India’s deep tech research won’t move to real-world deployment unless scientists and engineers developing the technologies also acquire founder and commercialisation capabilities, senior representatives with Shell India and IIT Madras have told Moneycontrol.
Deep tech ventures in India face two major gaps - proving that the technology works outside the lab, and then scaling them into viable businesses, the officials said.
“There is a valley of death in between. Lab-to-market is not an automatic path of progression. Even incentivising with money does not work here, because it is not money that is the problem,” R Raghuttama Rao, CEO, GDC and Fellow, School of Sustainability, IIT Madras, told Moneycontrol. “The missing piece is entrepreneurial capability.”
The comments come at a time when policymakers and industry leaders have been pointing at India’s weak presence in deep tech startups. In April this year, Commerce Minister Piyush Goyal drew criticism for publicly chastising startups and pointing out that India had only about 1,000 ventures in this space.
Deep Tech’s Valleys of Death
According to Raghuttama Rao, India’s deep tech startups must cross “two valleys of death.”
The first is demonstrating that a research breakthrough works beyond controlled academic environments, and the second one is scaling up of the technology for production and adoption.
“Scaling is both a technology and a business problem,” he added.
Shell’s Multi-stage Engagement Model
To solve this issue, Shell India said it has created multiple ways to engage with startups at different stages for deep techs, including early-stage pilots, support for mid-stage ventures, and larger investments via Shell Ventures for companies that have crossed early Proof-of-Concept hurdles.

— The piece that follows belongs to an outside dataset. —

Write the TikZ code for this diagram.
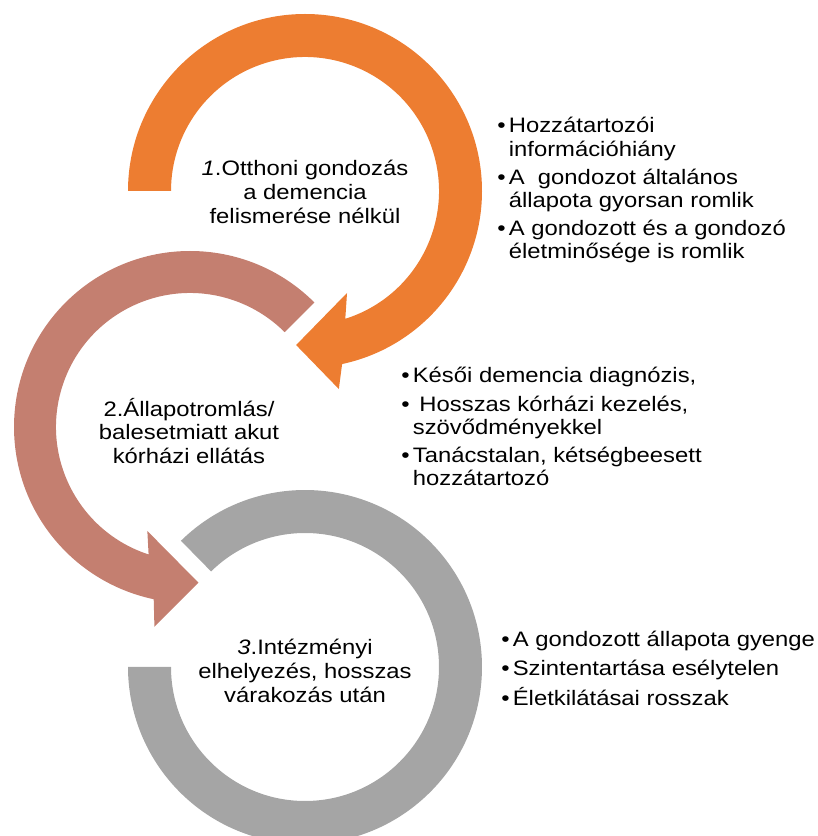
\documentclass[tikz,border=0pt]{standalone}
\usepackage{fontspec}
\setmainfont{Liberation Sans}[FakeStretch=1.14]
\definecolor{ringorange}{HTML}{ED7D31}
\definecolor{ringbrown}{HTML}{C47F70}
\definecolor{ringgray}{HTML}{A5A5A5}
\begin{document}
\begin{tikzpicture}[x=0.02cm, y=0.02cm,
  ringtext/.style={align=center, inner sep=0pt, font=\fontsize{11.9pt}{13.5pt}\selectfont},
  bulletlist/.style={anchor=base west, inner sep=0pt, font=\fontsize{11.9pt}{13.2pt}\selectfont}]
\clip (0,0) rectangle (818,836);
\coordinate (c1) at (305,645);
\coordinate (c2) at (190,409);
\coordinate (c3) at (305,169);
% the three circular arrows
\fill[ringorange, shift={(c1)}] (180:134) -- (180:177) arc[start angle=180, end angle=-77.9, radius=177]
  -- (-80.3:200.9) -- (-93.3:154.3) -- (-67.6:110.3) -- (-72.5:134) arc[start angle=-72.5, end angle=180, radius=134] -- cycle;
\fill[ringbrown, shift={(c2)}] (45:134) -- (45:176) arc[start angle=45, end angle=258.1, radius=176]
  -- (259.9:202.9) -- (273.1:155.9) -- (247.7:112.4) -- (252:134) arc[start angle=252, end angle=45, radius=134] -- cycle;
\fill[ringgray, shift={(c3)}] (134.5:134) -- (134.5:177) arc[start angle=134.5, end angle=-180, radius=177]
  -- (180:134) arc[start angle=-180, end angle=134.5, radius=134] -- cycle;
% texts in the rings
\node[ringtext] (s1) at (305,644) {\textit{1}.Otthoni gondozás\\a demencia\\felismerése nélkül};
\node[ringtext] (s2) at (189,405) {2.Állapotromlás/\\balesetmiatt akut\\kórházi ellátás};
\node[ringtext] (s3) at (305,165) {\textit{3}.Intézményi\\elhelyezés, hosszas\\várakozás után};
% bullet lists
\node[bulletlist] (b1) at (497,703) {\begin{tabular}[t]{@{}l@{\hspace{1.8pt}}l@{}}
  • & Hozzátartozói\\ & információhiány\\[2.8pt]
  • & A~ gondozot általános\\ & állapota gyorsan romlik\\[2.8pt]
  • & A gondozott és a gondozó\\ & életminősége is romlik
  \end{tabular}};
\node[bulletlist] (b2) at (401,453) {\begin{tabular}[t]{@{}l@{\hspace{1.8pt}}l@{}}
  • & Késői demencia diagnózis,\\[2.8pt]
  • & \ Hosszas kórházi kezelés,\\ & szövődményekkel\\[2.8pt]
  • & Tanácstalan, kétségbeesett\\ & hozzátartozó
  \end{tabular}};
\node[bulletlist] (b3) at (501,189) {\begin{tabular}[t]{@{}l@{\hspace{1.8pt}}l@{}}
  • & A gondozott állapota gyenge\\[2.8pt]
  • & Szintentartása esélytelen\\[2.8pt]
  • & Életkilátásai rosszak
  \end{tabular}};
\end{tikzpicture}
\end{document}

Shell held the third edition of the Changemakers of Tomorrow event in Bengaluru in September, bringing academics, startups, and industry stakeholders to discuss innovation in energy transition.
The company evaluates early technologies on three questions before backing or piloting them. “Does this matter? Will it work? And can you create a differentiated value proposition?” Ajay Mehta, Shell India’s VP - Engineering Technology, told Moneycontrol.
Shell and IIT Madras have also expanded their collaboration through a new programme called I-GNITE, launched with the institute’s Gopalakrishnan Deshpande Centre (GDC), or Shell GDC I-GNITE Program in short.
The initiative, which builds on a research partnership formalised in 2022, incubates AI and ML-led startups working on areas such as low-carbon fuels, carbon management, renewable materials, and decarbonisation technologies.
AI-led Discovery and Optimisation
Citing an example, Mehta mentioned Detect Technologies, an IIT Madras-origin startup that began as a student project and later matured through Shell’s innovation funnel.
Detect Technologies tackles emerging problem areas using AI.
Mehta added that Shell is working on using AI for materials discovery, production systems optimization, and decarbonisation monitoring. “You cannot manage what you do not measure. Better monitoring of greenhouse gases is a big area of interest,” he added.